begin DATA PROVIDED
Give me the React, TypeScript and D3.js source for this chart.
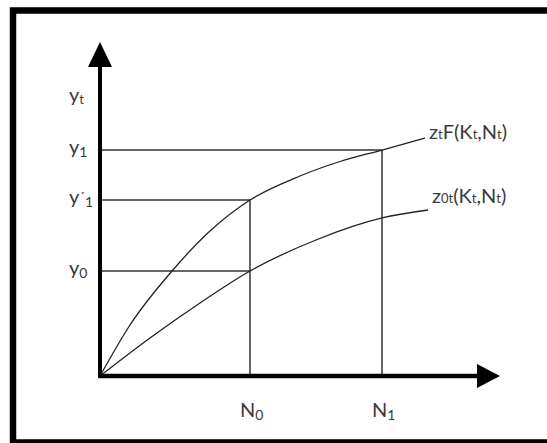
import React from "react";
import * as d3 from "d3";

// abstract data units: x in [0,100], y in [0,100]
const xTickValues = [37.5, 70.5];
const xTickLabels = [
  { base: "N", sub: "0" },
  { base: "N", sub: "1" },
];
const yTickValues = [31.44, 52.69, 67.66];
const yTickLabels = [
  { base: "y", prime: false, sub: "0" },
  { base: "y", prime: true, sub: "1" },
  { base: "y", prime: false, sub: "1" },
];
const upperX = [0, 7.5, 18, 27.5, 37.5, 50, 60, 70.5, 81.25];
const upperY = [0, 15.27, 31.44, 43.41, 52.69, 59.88, 64.22, 67.66, 71.26];
const lowerX = [0, 12.5, 25, 37.5, 54, 70.5, 82];
const lowerY = [0, 11.38, 21.86, 31.44, 40.72, 47.31, 49.7];

export default function App() {
  const W = 547;
  const H = 443;
  const x = d3.scaleLinear().domain([0, 100]).range([100, 500]);
  const y = d3.scaleLinear().domain([0, 100]).range([376, 42]);
  const line = d3
    .line<[number, number]>()
    .x((d) => x(d[0]))
    .y((d) => y(d[1]))
    .curve(d3.curveMonotoneX);
  const upper = upperX.map((v, i) => [v, upperY[i]] as [number, number]);
  const lower = lowerX.map((v, i) => [v, lowerY[i]] as [number, number]);
  const x0 = x(0);
  const y0 = y(0);
  const font = "Lato, 'Open Sans', sans-serif";
  const tc = "#3a3a3a";
  const gc = "#333";
  const upAt = (xv: number) => upperY[upperX.indexOf(xv)];
  const xEnd = [x(xTickValues[0]), x(xTickValues[0]), x(xTickValues[1])];
  return (
    <svg
      width={W}
      height={H}
      style={{ position: "absolute", left: 0, top: 0 }}
      fontFamily={font}
    >
      <rect x={0} y={0} width={W} height={H} fill="#fff" />
      <rect x={13} y={10.5} width={560} height={432} fill="#fff" stroke="#000" strokeWidth={6.5} />
      {/* horizontal guides */}
      {yTickValues.map((v, i) => (
        <line key={"h" + i} x1={x0} x2={xEnd[i]} y1={y(v)} y2={y(v)} stroke={gc} strokeWidth={1.5} />
      ))}
      {/* vertical guides */}
      {xTickValues.map((v, i) => (
        <line key={"v" + i} x1={x(v)} x2={x(v)} y1={y0} y2={y(upAt(v))} stroke={gc} strokeWidth={1.5} />
      ))}
      {/* curves */}
      <path d={line(upper) || ""} fill="none" stroke="#222" strokeWidth={1.3} />
      <path d={line(lower) || ""} fill="none" stroke="#222" strokeWidth={1.3} />
      {/* axes */}
      <line x1={x0} x2={x0} y1={y0 + 2} y2={67} stroke="#000" strokeWidth={4} />
      <path d={`M${x0},${y(100)} L${x0 - 12},67 L${x0 + 12},67 Z`} fill="#000" />
      <line x1={x0 - 2} x2={477} y1={y0} y2={y0} stroke="#000" strokeWidth={4.5} />
      <path d={`M${x(100)},${y0} L477,${y0 - 12} L477,${y0 + 12} Z`} fill="#000" />
      {/* y labels */}
      <text x={69} y={102} fontSize={20} fill={tc}>
        y<tspan fontSize={13} dy={2}>t</tspan>
      </text>
      {yTickValues.map((v, i) => {
        const l = yTickLabels[i];
        return (
          <text key={"yl" + i} x={69} y={y(v) + 4} fontSize={20} fill={tc}>
            {l.base}
            {l.prime ? <tspan fontSize={14} dy={-2}>´</tspan> : null}
            <tspan fontSize={14} dy={l.prime ? 5 : 3}>{l.sub}</tspan>
          </text>
        );
      })}
      {/* x labels */}
      {xTickValues.map((v, i) => (
        <text key={"xl" + i} x={x(v) - 10} y={417} fontSize={20} fill={tc}>
          {xTickLabels[i].base}
          <tspan fontSize={14} dy={3}>{xTickLabels[i].sub}</tspan>
        </text>
      ))}
      {/* curve labels */}
      <text x={429} y={139} fontSize={20} fill={tc}>
        z<tspan fontSize={13}>t</tspan>F(K<tspan fontSize={13}>t</tspan>,N<tspan fontSize={13}>t</tspan>)
      </text>
      <text x={432} y={203} fontSize={20} fill={tc}>
        z<tspan fontSize={13}>0t</tspan>(K<tspan fontSize={13}>t</tspan>,N<tspan fontSize={13}>t</tspan>)
      </text>
    </svg>
  );
}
end DATA PROVIDED
# [DIRECTIVE]
Return exactly what appears from the opening line of the material through the line with "import * as", apart from the pictures.

# [SOLUTION FOR THIS TASK]
Give me the React, TypeScript and D3.js source for this chart.
import React from "react";
import * as d3 from "d3";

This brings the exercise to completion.